Spurring the push are International Maritime Organization (IMO) sulfur caps that already require ship owners to switch to cleaner—and pricier—grades of fuel. Trimmer designs and innovative power systems could more than offset that extra cost, according to Diane Gilpin, project leader at Rolls partner B9 Shipping in Larne, Northern Ireland. Results of wind tunnel and towing tank tests of the B9 design at Britain’s Southampton University were evaluated against data from the Met Office, Britain’s state weather forecaster, simulating 105,000 voyages over a 12-year period. The analysis showed an estimated fuel consumption for the wind-assisted vessel of 46 percent to 55 percent less than an equivalent conventional ship on the same route.
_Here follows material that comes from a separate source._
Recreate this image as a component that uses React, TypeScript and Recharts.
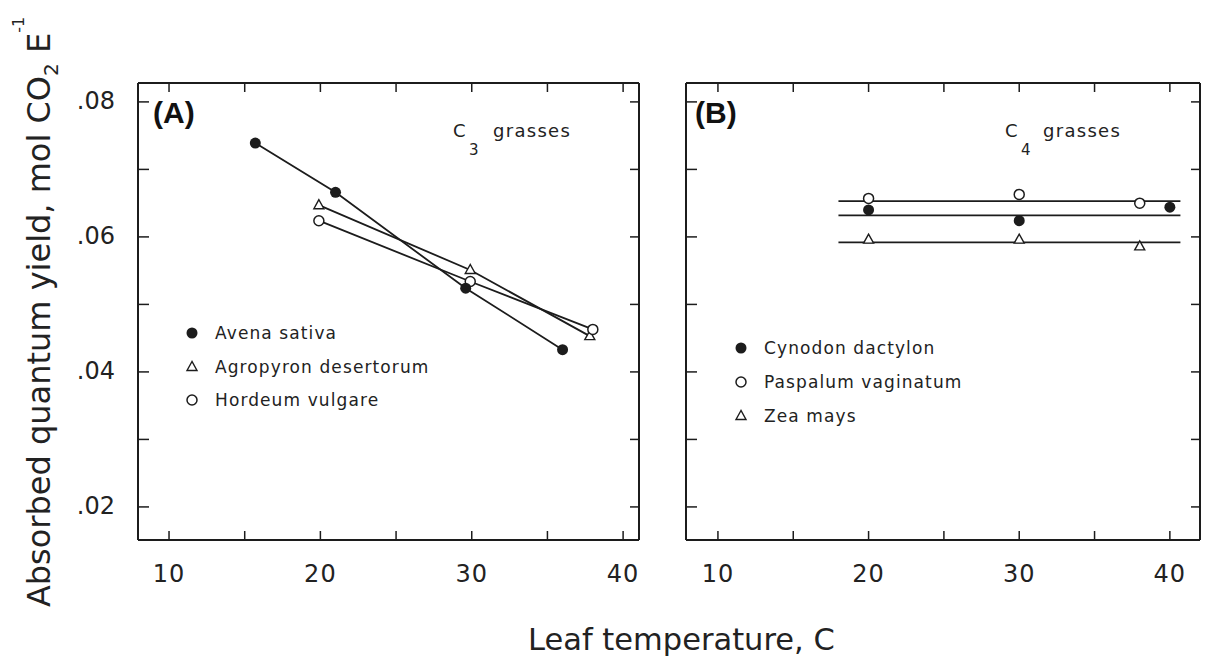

The B9 vessel will measure 330 feet long and derive primary power from a sail hoisted with an automated rig. Rolls will provide a backup power plant that’s able to burn methane produced from municipal waste by another unit of B9 Energy Group. The sail and engine could also be used together for optimal efficiency. A B9 analysis estimates that about 60 percent of the ship’s thrust will come from conventional soft-sails, and 40 percent from the biomethane engine during calm conditions or when it’s maneuvering in port.
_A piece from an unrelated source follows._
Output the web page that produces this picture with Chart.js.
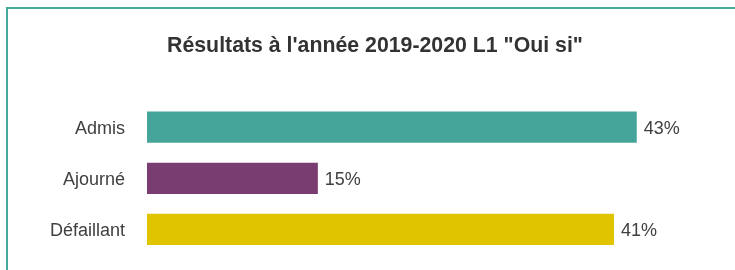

Around 90 percent of the world’s cargo fleet is currently propelled by bunker fuel. While it’s relatively cheap at about $600 per ton, it’s also one of the heaviest and dirtiest of crude oil distillates, with a 3.5 percent sulfur content contributing to about 84,000 deaths a year worldwide from marine emissions, according to a 2007 study led by James Corbett, a professor at the School of Marine Science and Policy at the University of Delaware.
Under the IMO rules, ships entering so-called Emission Control Areas covering the English Channel, North and Baltic Seas, and most of the U.S. coast were required to reduce to 1 percent sulfur fuel in 2010, from an already stringent 1.5 percent limit. Ships in the same areas must move to 0.1 percent fuel by Jan. 1, 2015, and all oceangoing vessels will have to adopt 0.5 percent sulfur by about 2020. That will prompt a switch to “a much more diverse fuel pallet,” says Levander.
While the wind-methane hybrid design increases capital costs, B9 says the investment will pay off within three to five years of a ship’s three-decade life-span. “Operational budgets are trumping build costs at the moment,” says Gilpin, adding that B9 is trying to raise the $22 million needed to put a ship in the water within two years. To woo potential buyers, it’s offering to package boat orders with guaranteed-price contracts for biofuel sold by a sister B9 unit.
Sail last dominated freight hauling during the clipper ship era of the mid-1800s, when vessels averaging 30 kilometers an hour (19 mph) and a capacity of 1,500 tons transported high-value goods such as tea, spices, and opium on Asian routes. They also carried tens of thousands of people to the California and Australia gold rushes.
Historic British and U.S. vessels such as the Cutty Sark and Rainbow easily outpaced their steam rivals, and hybrid wind-steam ships were also popular until the 1869 opening of the Suez Canal. The 120-mile waterway linking the Mediterranean and Red Seas allowed travel between Europe and Asia without sailing around Africa. But because the canal basically cut through Egyptian desert, there were no reliable prevailing winds along the route—giving coal-powered vessels an edge.
Sail held on in the form of windjammers, which were slower than clippers but carried loads of as much as 7,800 tons, in the case of Germany’s Preussen. The ships operated on low-value freight routes until as recently as World War II, especially to ports lacking the coal and water required by steam models.
Efforts to introduce vessels powered by liquid gas are more advanced than the modern wind-based experiments. Norway’s Nor Lines, which serves dozens of local ports and a handful of others in the North Sea and Baltic regions, has ordered two ships for delivery next year with LNG engines also built by Rolls-Royce, Chief Executive Officer Toralf Ekrheim said in an e-mail. The company, which already has switched much of its 16-vessel cargo fleet to low-sulfur marine oil, has options to take two more of the ships. The vessels will entirely eliminate soot and cut output of carbon dioxide by 35 percent and nitrogen oxide by 95 percent, according to their Chinese manufacturer, Tsuji Heavy Industries. The model is an offshoot of Rolls’s Environship concept, which includes new bow designs and an integrated rudder and propeller that the company says could boost efficiency by 8 percent.
Still, demand for greener craft has been hurt due to slack growth in the global freight market since the credit crunch and excess capacity as ships ordered during the boom years continue to launch. And freight lines are updating existing ships. A.P. Moeller-Maersk (MAERSKA:DC), which controls 15 percent of the container market, is working with MAN’s (MAN:GR) ship engine unit to reduce the energy consumption of 500 existing craft by as much as 20 percent. The project, backed by Danish state funding, could deliver gains of at least 10 million kroner ($1.7 million) per vessel, the company said in May.
Such savings from existing ships could slow adoption of wind-powered vessels. “The big challenge for the ship owners is the multiplicity of options,” says Nick Brown, a spokesman for marine consultants Lloyd’s Register Group. “People are probably putting off decision-making as long as they can.”